The technology and software on the internet keep progressing, all thanks to the accelerated movement of information. Knowledge helps us create, develop, improve products, digital projects, and even more complex entities like entire business models.
The primitive and limited ways of obtaining and storing information in the past are the primary factors that stopped humanity from evolving faster. Even the parties with superior knowledge and resources have used them to dominate their niches and reduce the chances for new competitors.
New ways of data collection and storage gave new opportunities for talented groups and individuals to access knowledge and contribute to new products and inventions.
The digital revolution has given us the biggest leap in data distribution, and with it – our biggest advancements. Today, we have more information than our brain can process, all thanks to the internet. When everyone has access to so much public data, the resource deficit is much smaller for new inventors and business people, creating a much more competitive landscape that drives progress. When knowledge is available for everyone, talented individuals get recognized for new ideas.
When businesses and startups are so competitive, and public information is so accessible, who gets the bigger slice of the pie? It all comes down to efficient data extraction and analysis.
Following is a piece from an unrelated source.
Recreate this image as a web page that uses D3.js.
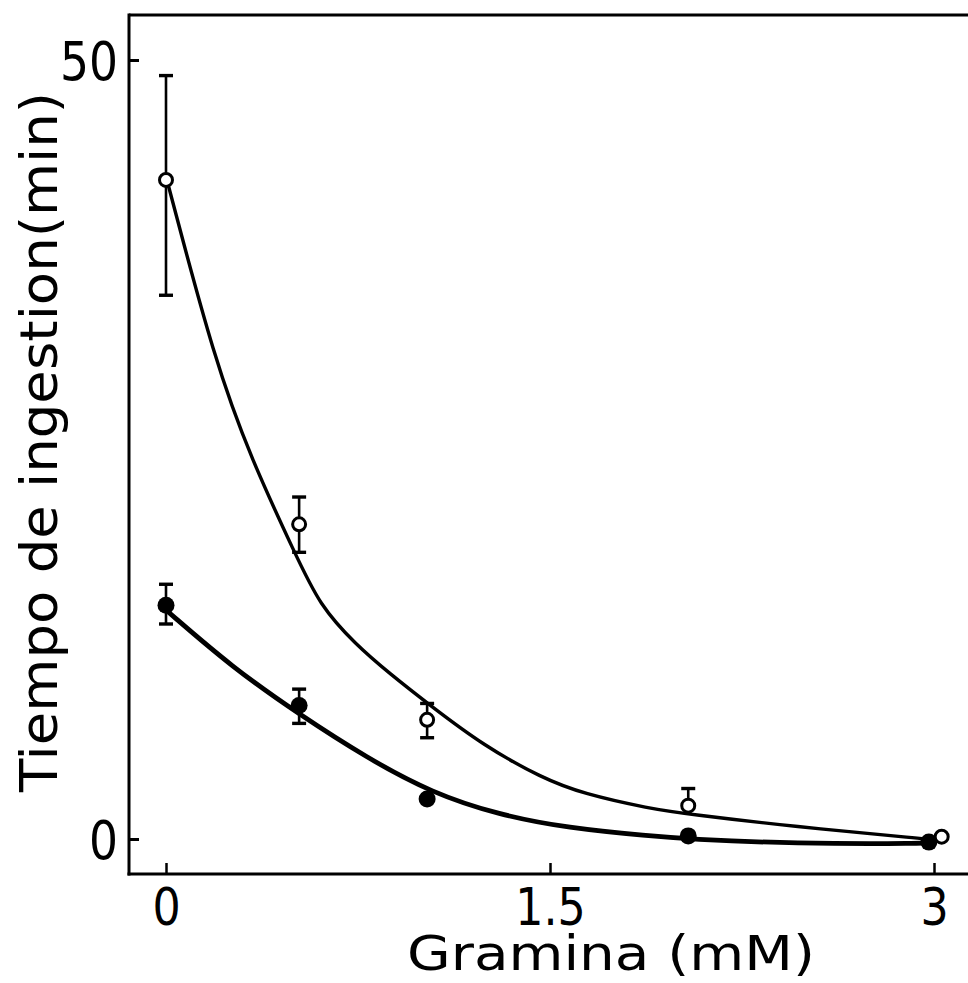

When you have everything to aggregate data faster, you still need technology for proper analysis. With the potential tools at our disposal, manual browsing and collection will not suffice.
In this article, we will talk about the technology of web scraping and data parsing because they allow us to both extract information and rearrange it into an understandable format. By familiarizing yourself with these tools, you will understand the most efficient ways of obtaining data and converting it into knowledge, with possibilities to apply web scrapers and parsers for your business or personal projects. While web scraping has a lot of leeway for automated data extraction, organizing aggregated information often comes with many parsing errors. We will help you understand the basic technology behind these processes, teach you to use and test these tools for yourself, and potential parsing errors for you to recognize and fix in your projects.
How web scraping works
Web scraping technology allows us to aggregate information with inhuman efficiency. Instead of connecting to a targeted server via browser, we use automatable bots and open-source programming frameworks to accelerate this process.
Bigger scrapers have many features to tailor data extraction to every situation, but you can also customize your coded scrapers to locate and select only the information you need.
You can use web scraping to automate and accelerate information extraction for different, not necessarily tech-related projects. Learning to collect data at a far greater pace is a very versatile skill.
Modern businesses need much more information to outperform or at least maintain their success relative to the competition. A company can use employees to aggregate knowledge about the market and its players, but one web scraper, let alone multiple scrapers working simultaneously, can extract the same information in a fraction of time.
The efficiency of web scrapers depends on their settings, but faster is not always better. If your bot sends too many data packets to a targeted server, it can be identified as a non-human visitor. To avoid unnecessary load, website owners ban IP addresses of suspicious visitors to protect public data from bots and preserve a stable connection to the page. While an IP ban is already frustrating for a private user, businesses want to avoid exposing their network identity at all costs. That is why, web scrapers usually connect to their targets through residential proxies – middlemen servers that help you preserve anonymity online. Legitimate providers have a pool of proxy IPs that help businesses avoid IP blacklisting and continue scraping. While you probably won’t need a proxy server for scraping tests and personal projects, we recommend familiarizing yourself with the service before the tasks get more complex.
The importance of data parsing
When we collect public data manually, the process is much slower, but we can store the information in the desired format. When we use web scrapers for data extraction, we get a line of code designed for browsers. To detangle this knowledge and make it usable, we need data parsing.
The functionality and complexity of a parser depend on the programming language and its instructions. For larger scraping operations, companies build their own scrapers and maintain them to adapt to every situation without parsing errors.
Working on parsers is a good coding experience for junior programmers, but it is a tedious task. Due to many unpredictable factors, even the best scrapers require adjustments to avoid parsing errors. The concept is simple – you submit your input (usually in HTML) to receive data in a readable and analyzable form but different dynamic web page structures can make your data parsers obsolete. Parsing remains a tedious but necessary part of the information aggregation experience because, by its nature, it does not easily submit to automation.
Businesses that rely on data aggregation
If you are interested in manipulating the technology for data extraction, we recommend pursuing a career in data science. To simplify modernization for other companies, the demand for web scraping and data parsing services is high. We can already observe an abundance of aggregator companies that focus on helping others with their data extraction tasks. Travel tickets, real estate prices, competitor prices – anyone can benefit from the technology of web scraping!